Sometimes the coercion is soft, taking the form of what John Stuart Mill called ‘the tyranny of custom’, where those who refuse to embrace gay marriage – the most speedily formed custom of modern times – will be branded phobic and hateful and perhaps boycotted by agitators, pressured to choose between their moral opposition to same-sex marriage and their place in polite society; you absolutely cannot have both. And sometimes the coercion is hard, involving, in the case of France most obviously, actual state violence against opponents of gay marriage. But whatever form it has taken, coercion has been the order of the day in every campaign to legalise gay marriage, meaning Eich’s fate wasn’t some abnormality – it was part of a pretty scary ‘new normal’, of a sweeping culture of intolerance that has been fostered by the political set pushing gay marriage.
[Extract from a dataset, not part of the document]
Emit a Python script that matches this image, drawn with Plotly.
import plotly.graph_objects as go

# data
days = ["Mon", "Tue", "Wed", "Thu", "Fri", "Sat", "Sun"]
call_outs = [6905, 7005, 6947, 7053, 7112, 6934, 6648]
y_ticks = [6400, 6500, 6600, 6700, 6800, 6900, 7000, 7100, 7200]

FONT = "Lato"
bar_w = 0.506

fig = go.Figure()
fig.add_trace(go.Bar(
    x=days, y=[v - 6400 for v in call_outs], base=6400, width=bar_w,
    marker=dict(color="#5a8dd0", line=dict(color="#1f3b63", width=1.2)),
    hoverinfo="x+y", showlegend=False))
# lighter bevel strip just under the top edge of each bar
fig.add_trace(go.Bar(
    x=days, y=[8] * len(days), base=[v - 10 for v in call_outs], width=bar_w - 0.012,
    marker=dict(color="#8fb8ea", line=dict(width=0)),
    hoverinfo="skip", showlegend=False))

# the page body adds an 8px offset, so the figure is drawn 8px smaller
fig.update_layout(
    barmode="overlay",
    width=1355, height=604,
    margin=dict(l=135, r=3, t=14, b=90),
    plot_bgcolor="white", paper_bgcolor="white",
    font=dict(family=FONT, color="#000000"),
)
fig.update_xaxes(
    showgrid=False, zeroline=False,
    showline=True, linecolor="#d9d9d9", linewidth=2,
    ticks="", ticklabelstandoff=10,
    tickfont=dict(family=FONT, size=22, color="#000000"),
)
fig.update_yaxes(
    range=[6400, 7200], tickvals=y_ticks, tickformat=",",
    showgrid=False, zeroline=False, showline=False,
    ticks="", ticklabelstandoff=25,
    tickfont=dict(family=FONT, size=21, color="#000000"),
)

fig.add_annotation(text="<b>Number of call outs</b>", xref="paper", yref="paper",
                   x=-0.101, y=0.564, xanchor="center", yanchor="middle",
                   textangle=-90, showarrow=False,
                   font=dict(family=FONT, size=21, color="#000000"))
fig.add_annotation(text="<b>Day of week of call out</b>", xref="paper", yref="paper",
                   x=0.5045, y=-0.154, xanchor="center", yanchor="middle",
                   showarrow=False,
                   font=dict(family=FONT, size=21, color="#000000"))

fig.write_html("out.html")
It is odd that people should be so shocked by what was done to Eich this month considering that, over the past year and more, we’ve already had the hounding of individuals and businesses that refuse to go wild for gay marriage. Indeed, pre-Eich the US National Review published an article appositely headlined ‘Support gay marriage – or else’, which discussed the growing number of cases in which private businesses that refuse to cater to or work at gay weddings – that is, which exercise their freedom of association – are being threatened with punishment under hate-crime legislation. As the National Review said, ‘refusal [to celebrate gay marriage] is now considered tantamount to a crime’. Eich’s treatment only made more explicit this creeping criminalisation of opponents of gay marriage.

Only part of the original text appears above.